The chapel was originally built in the early 1960s, and is an octagonal room which had no clearly marked sanctuary, limited seating space without pews, and dark brown walls. The renovation features a larger space with a clearly demarcated sanctuary, a prominent tabernacle and altar, a large 19th century stained glass window, elegant wooden pews, and numerous references to the Society of Jesus.
Father Richard Hermes, president of Jesuit High School, told CNA Feb. 15 that the chapel had been “altered from its original design to accommodate the new Missal (of 1969), but then also just to accommodate deteriorating liturgical sensibilities, where nobody kneels.”
He said the remodel was a “great opportunity” to give the chapel “an architecture in communion with the Church.” His own understanding of Church liturgy and architecture has been influenced by the works of Pope Benedict, he said.
Pidel said the remodel “was to be a visible response to the Holy Father's inauguration of the year of faith in a manner which would both demonstrate and orient the priorities of the community.”
Fr. Hermes said he wanted the new chapel to “bespeak the sacred. When you walk in there, you're gonna know this is a sacred space and a holy chapel...the main vision was sacred space, and nobility, and make it a place where not only Mass is celebrated, but devotions, the rosary or stations of the Cross.”
He said the students have been “awestruck” by the beauty of the chapel, and have commented on the beauty of the new stations of the Cross, and he sees this as an opportunity to “let's get a group together and pray the stations” on Fridays.
Pidel said that beauty is a “safeguard of gratuity over-against every functionalism or reductionism” that cannot be mistaken for “mere aesthetics.” He said, “sacred art and architecture are called to bear specific witness by calling the individual and the community to a universal act of gratitude, in the imitation of Christ, through the highly personal, specific, ritualized form of the liturgy.”

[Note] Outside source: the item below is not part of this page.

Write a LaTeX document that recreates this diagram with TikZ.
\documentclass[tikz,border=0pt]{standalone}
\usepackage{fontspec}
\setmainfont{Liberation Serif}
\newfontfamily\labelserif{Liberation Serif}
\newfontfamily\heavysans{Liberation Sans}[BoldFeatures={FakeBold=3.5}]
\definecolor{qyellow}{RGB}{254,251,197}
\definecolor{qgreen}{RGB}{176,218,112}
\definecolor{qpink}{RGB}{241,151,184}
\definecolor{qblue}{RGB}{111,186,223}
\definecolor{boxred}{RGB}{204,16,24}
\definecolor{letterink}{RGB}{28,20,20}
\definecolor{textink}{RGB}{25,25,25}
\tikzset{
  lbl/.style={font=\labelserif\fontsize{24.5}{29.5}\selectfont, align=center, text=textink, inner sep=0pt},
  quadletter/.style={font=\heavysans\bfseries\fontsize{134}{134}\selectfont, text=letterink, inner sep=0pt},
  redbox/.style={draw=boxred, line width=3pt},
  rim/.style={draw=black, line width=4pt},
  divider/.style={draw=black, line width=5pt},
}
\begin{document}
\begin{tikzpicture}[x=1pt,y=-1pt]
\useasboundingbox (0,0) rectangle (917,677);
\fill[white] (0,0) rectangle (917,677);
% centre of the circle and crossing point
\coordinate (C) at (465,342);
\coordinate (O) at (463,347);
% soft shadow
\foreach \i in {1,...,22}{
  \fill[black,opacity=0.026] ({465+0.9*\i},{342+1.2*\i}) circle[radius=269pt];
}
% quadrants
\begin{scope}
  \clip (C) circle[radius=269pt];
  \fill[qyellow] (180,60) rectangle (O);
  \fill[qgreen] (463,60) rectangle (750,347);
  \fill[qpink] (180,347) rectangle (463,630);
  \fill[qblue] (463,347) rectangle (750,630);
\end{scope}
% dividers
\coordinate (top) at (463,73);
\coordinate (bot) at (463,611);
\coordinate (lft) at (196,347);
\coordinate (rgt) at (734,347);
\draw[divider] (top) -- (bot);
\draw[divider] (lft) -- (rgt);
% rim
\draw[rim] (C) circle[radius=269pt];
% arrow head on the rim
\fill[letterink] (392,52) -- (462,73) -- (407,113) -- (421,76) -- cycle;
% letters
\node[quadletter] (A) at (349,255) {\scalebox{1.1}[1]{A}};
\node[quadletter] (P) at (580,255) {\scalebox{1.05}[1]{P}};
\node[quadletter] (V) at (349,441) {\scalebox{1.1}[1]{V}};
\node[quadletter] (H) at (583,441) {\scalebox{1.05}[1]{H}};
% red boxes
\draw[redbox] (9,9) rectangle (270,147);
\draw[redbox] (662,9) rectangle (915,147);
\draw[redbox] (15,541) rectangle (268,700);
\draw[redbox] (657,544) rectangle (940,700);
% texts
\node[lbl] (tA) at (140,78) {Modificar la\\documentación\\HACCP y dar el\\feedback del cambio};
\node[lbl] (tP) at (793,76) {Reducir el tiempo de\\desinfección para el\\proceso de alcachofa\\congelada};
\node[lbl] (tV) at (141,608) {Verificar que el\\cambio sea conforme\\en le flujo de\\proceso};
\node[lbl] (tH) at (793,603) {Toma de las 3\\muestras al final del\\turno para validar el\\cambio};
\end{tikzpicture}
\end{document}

It was important for him to create a beautiful chapel because “a chapel is the house of God, not merely the house of the people of God, and the desire for a beautiful chapel should arise out of gratitude to the God who has deigned to make his dwelling with us.
“The Faith, like the Truth to which it attains, is beautiful, and so a chapel which does not manifest this beauty does not efficaciously represent the Faith of which it is its architectural image, regardless of whether or not it is functionally adequate.”

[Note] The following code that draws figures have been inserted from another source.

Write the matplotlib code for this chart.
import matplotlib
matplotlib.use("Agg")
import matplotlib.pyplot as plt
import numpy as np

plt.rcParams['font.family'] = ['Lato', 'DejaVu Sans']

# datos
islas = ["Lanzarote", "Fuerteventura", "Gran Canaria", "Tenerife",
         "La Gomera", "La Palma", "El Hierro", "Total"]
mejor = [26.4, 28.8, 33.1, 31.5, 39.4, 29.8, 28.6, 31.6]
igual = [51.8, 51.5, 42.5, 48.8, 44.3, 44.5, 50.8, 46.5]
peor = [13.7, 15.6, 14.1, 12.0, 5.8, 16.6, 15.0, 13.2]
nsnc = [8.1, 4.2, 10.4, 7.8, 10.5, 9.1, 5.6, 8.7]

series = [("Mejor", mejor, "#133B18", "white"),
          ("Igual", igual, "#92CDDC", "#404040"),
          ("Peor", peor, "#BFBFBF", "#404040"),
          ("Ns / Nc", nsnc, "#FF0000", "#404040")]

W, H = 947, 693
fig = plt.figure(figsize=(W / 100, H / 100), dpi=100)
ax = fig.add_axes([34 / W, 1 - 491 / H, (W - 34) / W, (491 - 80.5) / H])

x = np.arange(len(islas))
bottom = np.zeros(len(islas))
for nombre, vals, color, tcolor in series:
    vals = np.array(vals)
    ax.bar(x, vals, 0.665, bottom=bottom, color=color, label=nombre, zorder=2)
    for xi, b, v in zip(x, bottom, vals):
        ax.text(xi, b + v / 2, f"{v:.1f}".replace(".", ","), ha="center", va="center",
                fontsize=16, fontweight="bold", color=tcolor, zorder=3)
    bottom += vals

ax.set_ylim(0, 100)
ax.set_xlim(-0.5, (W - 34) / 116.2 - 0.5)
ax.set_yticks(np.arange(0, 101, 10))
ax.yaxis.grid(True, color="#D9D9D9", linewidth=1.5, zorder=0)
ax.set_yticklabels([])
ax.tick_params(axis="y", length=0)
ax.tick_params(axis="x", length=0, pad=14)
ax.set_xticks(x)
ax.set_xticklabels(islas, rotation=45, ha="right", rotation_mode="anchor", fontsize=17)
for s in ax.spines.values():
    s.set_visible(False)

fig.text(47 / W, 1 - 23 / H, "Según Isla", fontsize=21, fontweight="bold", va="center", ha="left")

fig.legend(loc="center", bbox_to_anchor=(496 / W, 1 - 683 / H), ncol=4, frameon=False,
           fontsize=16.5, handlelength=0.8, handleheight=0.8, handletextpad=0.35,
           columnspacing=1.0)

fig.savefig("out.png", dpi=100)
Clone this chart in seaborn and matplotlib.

A chapel, he said, should be beautiful because it “both manifests and facilitates our encounter with the Living God.”
He made reference to the 20th century theologian Hans Urs von Balthasar, who wrote that the man who “sneers” at beauty “can no longer pray and soon will no longer be able to love.”

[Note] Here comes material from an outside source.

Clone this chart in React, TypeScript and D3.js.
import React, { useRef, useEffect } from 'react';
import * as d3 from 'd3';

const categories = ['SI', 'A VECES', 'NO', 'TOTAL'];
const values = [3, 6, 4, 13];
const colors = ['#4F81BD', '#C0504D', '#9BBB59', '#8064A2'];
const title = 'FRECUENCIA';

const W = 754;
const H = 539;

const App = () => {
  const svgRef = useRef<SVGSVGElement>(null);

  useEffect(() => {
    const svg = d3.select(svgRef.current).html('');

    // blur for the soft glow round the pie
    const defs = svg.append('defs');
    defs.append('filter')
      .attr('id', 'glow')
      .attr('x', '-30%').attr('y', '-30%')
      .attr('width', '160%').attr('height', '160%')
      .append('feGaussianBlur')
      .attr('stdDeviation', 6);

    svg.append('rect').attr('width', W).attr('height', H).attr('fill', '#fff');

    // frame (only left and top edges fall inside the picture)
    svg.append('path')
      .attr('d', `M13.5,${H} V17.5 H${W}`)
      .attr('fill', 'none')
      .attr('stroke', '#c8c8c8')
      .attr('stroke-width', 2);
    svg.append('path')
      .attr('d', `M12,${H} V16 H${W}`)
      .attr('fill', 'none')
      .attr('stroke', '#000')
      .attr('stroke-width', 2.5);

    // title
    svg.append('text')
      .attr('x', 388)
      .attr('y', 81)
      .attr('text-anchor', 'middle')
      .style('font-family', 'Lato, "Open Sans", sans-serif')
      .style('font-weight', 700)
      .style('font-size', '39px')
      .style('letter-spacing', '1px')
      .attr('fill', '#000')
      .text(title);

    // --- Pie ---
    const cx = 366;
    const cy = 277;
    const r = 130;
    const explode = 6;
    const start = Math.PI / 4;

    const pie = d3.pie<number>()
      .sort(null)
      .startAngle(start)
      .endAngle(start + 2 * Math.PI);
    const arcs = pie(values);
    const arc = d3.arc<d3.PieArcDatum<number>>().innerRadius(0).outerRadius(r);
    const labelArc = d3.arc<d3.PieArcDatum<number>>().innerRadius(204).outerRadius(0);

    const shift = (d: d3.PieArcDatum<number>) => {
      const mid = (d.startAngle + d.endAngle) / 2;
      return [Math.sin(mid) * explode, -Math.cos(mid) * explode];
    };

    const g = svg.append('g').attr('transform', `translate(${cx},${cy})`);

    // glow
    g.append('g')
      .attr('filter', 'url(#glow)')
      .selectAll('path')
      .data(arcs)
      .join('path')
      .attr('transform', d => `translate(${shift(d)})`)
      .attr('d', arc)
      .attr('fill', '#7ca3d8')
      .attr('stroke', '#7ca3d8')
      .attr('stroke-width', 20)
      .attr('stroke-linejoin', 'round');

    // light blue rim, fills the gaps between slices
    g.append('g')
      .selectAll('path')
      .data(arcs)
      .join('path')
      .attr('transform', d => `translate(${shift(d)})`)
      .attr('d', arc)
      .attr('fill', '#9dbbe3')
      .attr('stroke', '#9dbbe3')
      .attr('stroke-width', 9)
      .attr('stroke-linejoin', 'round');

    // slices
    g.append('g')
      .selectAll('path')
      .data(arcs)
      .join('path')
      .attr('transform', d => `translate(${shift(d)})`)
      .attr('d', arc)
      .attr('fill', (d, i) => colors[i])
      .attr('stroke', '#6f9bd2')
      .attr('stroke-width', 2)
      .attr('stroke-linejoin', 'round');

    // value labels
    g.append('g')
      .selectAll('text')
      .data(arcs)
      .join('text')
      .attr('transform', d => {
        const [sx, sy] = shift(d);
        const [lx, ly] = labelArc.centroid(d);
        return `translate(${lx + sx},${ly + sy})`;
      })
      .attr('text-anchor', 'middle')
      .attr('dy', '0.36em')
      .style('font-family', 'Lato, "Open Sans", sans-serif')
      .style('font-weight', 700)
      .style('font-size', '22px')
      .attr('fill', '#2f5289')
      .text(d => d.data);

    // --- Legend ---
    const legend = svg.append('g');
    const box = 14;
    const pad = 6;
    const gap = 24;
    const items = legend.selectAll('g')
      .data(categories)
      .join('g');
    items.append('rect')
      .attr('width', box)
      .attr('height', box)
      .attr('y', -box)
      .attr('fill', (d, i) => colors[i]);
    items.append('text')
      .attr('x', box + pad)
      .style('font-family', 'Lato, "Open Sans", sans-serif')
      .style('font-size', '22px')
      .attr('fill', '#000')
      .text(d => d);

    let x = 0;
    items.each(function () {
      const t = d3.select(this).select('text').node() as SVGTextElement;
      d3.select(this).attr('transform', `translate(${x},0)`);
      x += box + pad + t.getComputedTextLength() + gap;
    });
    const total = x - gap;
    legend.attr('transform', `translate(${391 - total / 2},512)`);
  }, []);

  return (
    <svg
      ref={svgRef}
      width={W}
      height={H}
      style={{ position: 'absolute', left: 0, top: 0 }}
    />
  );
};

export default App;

Pidel was inspired by the great Jesuit churches in the baroque tradition, particularly the Jesuits' Roman novitiate chapel, including an “architectural hierarchy between elements of the nave and sanctuary.”
The chapel now has an altar rail which provides “visual and liturgical demarcation” between the nave and sanctuary, so that no-one's roles are confused.
When asked if he imagines that Saint Ignatius, the founder of the Society of Jesus, and Our Lady, the Society's queen, are well-pleased with the renovation, Fr. Hermes said, “I devoutly hope so.”
“Baroque churches came to be synonymous with the Jesuits, and it's striking how much they engage the senses, how much they lift the mind and heart to God, and how they speak of the communion of saints.”
Fr. Hermes concluded, saying that “to the extent that this little chapel takes its humble place within in that liturgical tradition, I think it's very much in line with St. Ignatius and the great history of Jesuit churches, and Jesuit preaching and evangelizing.”